--- Materials provided ---

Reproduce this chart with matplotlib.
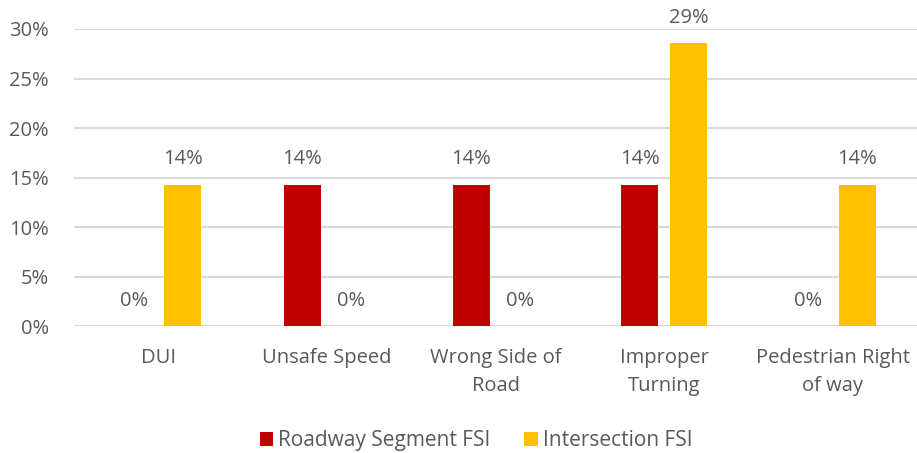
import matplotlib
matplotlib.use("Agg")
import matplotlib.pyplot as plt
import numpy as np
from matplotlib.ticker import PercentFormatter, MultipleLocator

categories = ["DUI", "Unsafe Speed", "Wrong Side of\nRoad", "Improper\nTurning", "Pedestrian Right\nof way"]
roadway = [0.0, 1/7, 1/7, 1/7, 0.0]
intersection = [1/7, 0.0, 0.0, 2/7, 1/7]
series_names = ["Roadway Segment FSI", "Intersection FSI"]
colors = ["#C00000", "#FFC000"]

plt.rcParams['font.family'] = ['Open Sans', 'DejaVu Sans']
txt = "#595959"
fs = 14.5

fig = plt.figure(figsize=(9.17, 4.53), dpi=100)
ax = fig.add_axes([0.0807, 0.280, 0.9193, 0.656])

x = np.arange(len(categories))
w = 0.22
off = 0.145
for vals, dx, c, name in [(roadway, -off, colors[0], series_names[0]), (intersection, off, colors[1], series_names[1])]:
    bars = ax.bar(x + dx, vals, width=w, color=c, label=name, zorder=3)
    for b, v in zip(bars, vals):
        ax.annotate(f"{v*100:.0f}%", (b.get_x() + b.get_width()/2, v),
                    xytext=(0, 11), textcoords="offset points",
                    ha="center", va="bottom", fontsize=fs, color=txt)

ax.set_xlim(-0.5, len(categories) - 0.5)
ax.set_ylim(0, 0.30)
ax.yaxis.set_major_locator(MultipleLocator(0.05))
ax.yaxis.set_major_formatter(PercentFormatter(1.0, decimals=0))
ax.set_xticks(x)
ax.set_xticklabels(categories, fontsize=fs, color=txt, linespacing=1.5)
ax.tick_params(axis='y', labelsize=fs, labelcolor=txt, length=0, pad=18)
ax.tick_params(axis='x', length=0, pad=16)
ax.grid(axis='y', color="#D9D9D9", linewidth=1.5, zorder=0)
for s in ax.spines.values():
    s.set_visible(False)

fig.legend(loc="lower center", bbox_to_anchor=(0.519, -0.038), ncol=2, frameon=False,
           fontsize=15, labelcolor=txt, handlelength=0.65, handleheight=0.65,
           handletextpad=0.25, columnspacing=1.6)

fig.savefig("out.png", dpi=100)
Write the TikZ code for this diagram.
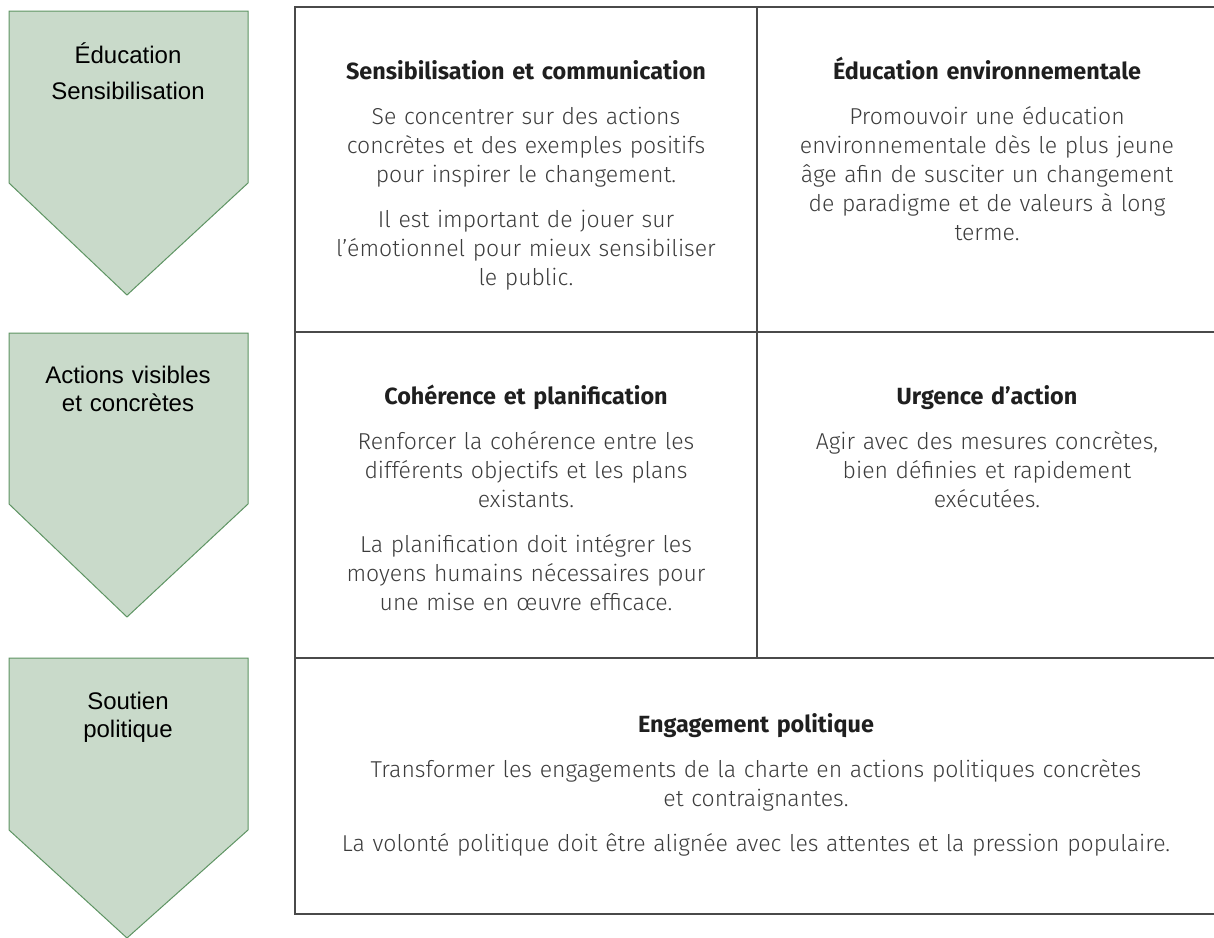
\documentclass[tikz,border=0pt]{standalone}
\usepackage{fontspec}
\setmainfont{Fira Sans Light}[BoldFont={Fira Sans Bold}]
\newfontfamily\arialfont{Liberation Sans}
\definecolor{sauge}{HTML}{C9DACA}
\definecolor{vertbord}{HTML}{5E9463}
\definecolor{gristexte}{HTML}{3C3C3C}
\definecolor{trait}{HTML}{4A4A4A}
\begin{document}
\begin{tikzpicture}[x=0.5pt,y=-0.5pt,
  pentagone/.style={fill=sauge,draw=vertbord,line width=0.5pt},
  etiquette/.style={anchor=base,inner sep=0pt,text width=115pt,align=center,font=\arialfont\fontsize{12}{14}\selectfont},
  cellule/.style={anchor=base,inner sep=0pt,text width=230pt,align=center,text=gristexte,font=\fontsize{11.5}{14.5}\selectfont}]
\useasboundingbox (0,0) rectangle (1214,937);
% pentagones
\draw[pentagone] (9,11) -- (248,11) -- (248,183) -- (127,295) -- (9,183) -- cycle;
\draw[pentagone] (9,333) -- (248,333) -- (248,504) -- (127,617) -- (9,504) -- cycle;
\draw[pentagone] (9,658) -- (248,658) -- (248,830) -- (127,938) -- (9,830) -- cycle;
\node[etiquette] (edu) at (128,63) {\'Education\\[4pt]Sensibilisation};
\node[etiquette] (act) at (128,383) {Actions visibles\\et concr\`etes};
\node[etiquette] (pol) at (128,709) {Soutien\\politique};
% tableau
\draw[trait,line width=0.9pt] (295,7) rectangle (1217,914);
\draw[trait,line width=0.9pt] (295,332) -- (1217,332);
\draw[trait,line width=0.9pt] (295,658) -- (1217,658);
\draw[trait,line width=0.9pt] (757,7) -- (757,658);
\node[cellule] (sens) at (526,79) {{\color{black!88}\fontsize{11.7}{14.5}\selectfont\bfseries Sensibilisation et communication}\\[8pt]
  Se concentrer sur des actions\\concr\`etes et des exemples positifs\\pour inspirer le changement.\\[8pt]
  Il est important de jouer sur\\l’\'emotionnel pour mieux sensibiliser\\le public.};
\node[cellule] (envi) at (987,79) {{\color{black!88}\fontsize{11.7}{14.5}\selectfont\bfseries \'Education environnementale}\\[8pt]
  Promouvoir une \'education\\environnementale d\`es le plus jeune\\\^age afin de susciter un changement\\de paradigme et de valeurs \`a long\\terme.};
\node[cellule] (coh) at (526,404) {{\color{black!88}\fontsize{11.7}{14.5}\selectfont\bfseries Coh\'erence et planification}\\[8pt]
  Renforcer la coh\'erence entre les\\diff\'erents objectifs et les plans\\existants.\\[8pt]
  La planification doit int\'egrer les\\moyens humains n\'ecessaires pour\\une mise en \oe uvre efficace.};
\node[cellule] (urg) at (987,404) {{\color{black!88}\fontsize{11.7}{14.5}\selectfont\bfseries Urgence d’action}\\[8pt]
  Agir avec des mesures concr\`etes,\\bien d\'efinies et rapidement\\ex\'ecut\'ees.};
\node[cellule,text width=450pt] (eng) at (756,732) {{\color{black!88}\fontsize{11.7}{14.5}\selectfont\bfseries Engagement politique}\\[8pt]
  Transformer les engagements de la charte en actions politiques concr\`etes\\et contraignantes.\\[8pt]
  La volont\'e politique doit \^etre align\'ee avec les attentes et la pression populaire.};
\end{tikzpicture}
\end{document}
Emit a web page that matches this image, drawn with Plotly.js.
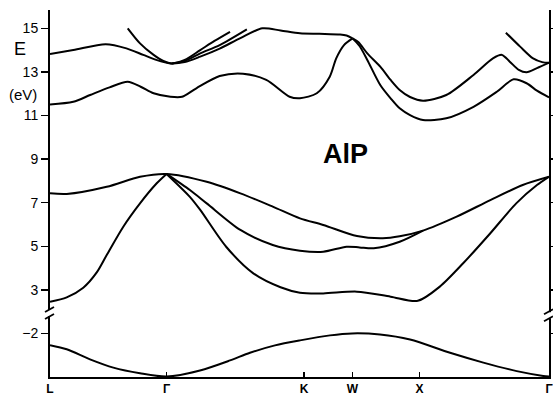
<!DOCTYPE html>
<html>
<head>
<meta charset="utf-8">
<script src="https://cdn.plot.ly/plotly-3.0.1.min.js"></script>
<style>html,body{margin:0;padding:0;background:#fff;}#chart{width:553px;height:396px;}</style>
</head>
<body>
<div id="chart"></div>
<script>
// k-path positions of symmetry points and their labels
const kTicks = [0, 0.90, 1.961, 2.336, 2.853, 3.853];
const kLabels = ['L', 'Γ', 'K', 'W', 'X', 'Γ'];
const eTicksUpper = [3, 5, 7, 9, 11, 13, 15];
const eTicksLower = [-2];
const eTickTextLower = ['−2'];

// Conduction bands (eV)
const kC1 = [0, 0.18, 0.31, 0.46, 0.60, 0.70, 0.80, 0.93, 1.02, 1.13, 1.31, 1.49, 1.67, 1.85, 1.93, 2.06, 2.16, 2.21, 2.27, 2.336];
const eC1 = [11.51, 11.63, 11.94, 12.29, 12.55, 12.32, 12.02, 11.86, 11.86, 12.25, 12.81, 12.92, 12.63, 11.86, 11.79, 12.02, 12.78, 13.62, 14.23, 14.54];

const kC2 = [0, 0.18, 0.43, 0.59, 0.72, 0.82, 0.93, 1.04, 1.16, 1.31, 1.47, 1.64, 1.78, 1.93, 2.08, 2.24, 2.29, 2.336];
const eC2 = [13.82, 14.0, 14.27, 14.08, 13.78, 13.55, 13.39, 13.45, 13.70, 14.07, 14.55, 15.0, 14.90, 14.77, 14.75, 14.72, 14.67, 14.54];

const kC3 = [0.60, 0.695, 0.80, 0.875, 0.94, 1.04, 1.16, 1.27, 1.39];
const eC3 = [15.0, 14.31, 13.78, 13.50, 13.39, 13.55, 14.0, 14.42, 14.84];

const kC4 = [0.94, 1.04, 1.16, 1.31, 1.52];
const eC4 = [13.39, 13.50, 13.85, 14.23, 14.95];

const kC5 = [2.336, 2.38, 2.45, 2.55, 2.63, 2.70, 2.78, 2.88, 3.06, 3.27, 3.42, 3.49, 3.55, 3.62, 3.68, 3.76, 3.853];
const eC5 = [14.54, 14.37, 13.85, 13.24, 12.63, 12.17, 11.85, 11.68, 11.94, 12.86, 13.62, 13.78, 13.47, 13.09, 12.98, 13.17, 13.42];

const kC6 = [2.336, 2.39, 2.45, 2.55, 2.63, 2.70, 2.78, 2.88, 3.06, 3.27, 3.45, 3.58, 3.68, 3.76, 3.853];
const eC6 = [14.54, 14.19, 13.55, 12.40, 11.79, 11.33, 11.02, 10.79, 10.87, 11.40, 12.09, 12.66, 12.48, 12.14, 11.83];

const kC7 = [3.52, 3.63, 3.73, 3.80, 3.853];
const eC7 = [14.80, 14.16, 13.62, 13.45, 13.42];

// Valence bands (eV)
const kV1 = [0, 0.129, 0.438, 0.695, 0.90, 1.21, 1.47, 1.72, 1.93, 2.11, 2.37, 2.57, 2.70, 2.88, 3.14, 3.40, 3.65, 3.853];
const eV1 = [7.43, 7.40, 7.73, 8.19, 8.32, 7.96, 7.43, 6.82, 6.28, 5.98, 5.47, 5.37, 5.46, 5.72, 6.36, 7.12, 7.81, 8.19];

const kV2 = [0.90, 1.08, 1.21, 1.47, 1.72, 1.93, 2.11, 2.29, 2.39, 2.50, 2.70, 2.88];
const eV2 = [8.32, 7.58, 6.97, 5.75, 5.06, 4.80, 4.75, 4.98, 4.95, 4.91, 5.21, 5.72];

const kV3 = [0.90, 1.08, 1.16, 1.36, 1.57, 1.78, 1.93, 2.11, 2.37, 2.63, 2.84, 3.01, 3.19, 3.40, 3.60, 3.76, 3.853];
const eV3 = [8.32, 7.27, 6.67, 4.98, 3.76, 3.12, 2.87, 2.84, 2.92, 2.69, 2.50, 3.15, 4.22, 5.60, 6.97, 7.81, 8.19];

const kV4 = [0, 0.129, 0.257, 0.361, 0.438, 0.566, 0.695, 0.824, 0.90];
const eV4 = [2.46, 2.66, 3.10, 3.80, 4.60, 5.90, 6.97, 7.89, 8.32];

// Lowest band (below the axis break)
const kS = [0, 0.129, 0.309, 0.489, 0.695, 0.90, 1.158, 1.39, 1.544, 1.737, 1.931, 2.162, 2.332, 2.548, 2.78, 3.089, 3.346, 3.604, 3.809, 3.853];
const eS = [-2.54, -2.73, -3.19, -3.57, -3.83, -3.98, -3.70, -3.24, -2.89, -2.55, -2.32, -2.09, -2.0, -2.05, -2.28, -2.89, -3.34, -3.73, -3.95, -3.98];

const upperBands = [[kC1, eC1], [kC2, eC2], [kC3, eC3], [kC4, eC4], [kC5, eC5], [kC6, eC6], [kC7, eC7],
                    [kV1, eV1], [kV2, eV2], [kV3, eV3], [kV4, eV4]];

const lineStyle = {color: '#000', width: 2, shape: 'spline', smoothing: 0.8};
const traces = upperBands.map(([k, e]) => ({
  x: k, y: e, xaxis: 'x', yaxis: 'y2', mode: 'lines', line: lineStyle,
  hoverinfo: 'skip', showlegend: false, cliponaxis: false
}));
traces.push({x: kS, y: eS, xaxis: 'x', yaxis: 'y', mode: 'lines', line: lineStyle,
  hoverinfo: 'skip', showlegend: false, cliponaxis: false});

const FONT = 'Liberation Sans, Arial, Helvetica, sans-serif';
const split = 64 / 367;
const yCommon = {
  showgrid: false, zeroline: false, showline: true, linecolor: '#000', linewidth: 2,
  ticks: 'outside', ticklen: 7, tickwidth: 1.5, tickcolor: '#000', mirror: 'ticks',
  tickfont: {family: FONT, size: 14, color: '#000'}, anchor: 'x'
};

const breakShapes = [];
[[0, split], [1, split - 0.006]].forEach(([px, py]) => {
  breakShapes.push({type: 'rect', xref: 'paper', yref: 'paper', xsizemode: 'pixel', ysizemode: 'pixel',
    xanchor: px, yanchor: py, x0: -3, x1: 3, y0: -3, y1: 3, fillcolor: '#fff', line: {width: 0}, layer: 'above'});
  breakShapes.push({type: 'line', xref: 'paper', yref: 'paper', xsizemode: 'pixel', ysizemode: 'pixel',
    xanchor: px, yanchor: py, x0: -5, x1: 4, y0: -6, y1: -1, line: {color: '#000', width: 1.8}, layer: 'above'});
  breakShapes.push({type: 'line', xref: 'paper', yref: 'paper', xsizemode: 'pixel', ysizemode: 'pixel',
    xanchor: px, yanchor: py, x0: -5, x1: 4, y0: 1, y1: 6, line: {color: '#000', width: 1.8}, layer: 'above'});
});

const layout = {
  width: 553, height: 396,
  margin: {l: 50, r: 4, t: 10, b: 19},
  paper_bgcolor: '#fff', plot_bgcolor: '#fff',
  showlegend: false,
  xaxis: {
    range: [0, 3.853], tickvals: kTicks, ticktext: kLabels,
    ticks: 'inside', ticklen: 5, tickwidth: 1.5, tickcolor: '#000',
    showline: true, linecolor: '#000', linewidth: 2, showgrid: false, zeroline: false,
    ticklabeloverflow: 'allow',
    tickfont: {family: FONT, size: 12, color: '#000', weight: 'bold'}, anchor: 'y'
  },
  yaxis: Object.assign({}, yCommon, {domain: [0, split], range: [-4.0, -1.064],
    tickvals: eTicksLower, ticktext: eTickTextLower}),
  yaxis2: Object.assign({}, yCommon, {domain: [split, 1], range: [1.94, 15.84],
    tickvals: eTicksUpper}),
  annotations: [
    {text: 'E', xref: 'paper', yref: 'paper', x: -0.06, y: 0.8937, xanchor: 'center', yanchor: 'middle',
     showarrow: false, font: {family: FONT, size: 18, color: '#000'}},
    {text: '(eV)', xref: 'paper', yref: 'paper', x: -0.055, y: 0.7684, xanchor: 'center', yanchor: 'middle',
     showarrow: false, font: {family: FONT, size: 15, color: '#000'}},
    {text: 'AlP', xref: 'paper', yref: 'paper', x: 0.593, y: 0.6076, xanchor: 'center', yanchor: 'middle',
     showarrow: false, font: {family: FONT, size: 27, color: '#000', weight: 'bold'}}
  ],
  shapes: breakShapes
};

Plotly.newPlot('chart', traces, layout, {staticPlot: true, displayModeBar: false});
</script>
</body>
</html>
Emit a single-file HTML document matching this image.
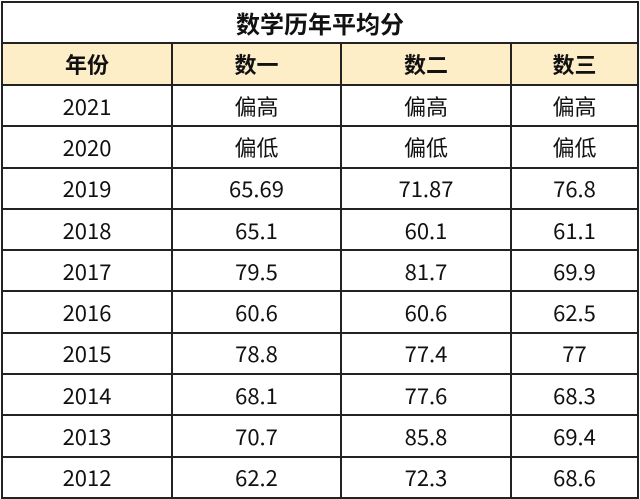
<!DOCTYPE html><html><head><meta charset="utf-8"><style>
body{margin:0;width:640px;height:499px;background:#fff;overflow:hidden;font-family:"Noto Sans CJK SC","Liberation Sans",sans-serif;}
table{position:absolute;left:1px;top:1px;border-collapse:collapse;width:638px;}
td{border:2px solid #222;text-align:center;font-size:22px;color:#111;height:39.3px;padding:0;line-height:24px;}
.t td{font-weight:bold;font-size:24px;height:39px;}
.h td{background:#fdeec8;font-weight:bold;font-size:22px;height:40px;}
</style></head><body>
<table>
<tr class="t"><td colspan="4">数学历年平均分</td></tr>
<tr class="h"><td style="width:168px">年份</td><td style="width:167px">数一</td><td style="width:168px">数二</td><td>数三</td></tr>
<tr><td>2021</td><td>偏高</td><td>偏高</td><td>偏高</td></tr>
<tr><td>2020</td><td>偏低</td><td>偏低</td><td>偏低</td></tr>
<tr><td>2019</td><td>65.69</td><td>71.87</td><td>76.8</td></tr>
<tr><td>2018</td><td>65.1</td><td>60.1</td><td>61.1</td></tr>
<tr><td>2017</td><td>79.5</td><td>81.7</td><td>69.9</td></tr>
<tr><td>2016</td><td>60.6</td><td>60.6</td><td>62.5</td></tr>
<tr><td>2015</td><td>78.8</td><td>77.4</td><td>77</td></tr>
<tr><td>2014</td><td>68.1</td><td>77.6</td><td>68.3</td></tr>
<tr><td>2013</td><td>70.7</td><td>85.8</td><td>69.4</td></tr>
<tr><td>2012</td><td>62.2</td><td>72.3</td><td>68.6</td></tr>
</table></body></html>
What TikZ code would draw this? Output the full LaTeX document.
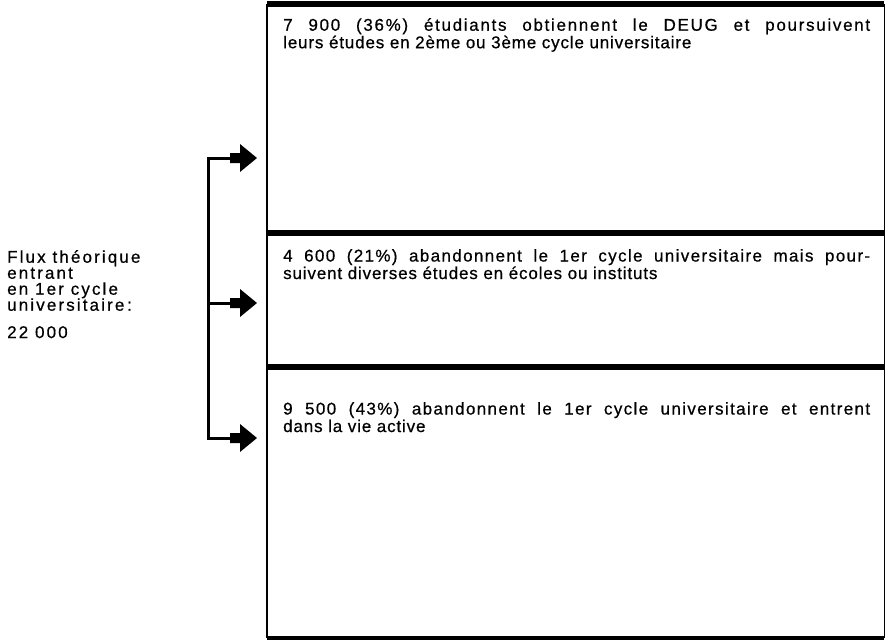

--- Exercise details ---
Leave out the pictures and give again exactly the lines from the one with "Emit a web page" through the one with "const eTickTextLower = ['−2'];", and no others.

--- Output below ---
Emit a web page that matches this image, drawn with Plotly.js.
<!DOCTYPE html>
<html>
<head>
<meta charset="utf-8">
<script src="https://cdn.plot.ly/plotly-3.0.1.min.js"></script>
<style>html,body{margin:0;padding:0;background:#fff;}#chart{width:553px;height:396px;}</style>
</head>
<body>
<div id="chart"></div>
<script>
// k-path positions of symmetry points and their labels
const kTicks = [0, 0.90, 1.961, 2.336, 2.853, 3.853];
const kLabels = ['L', 'Γ', 'K', 'W', 'X', 'Γ'];
const eTicksUpper = [3, 5, 7, 9, 11, 13, 15];
const eTicksLower = [-2];
const eTickTextLower = ['−2'];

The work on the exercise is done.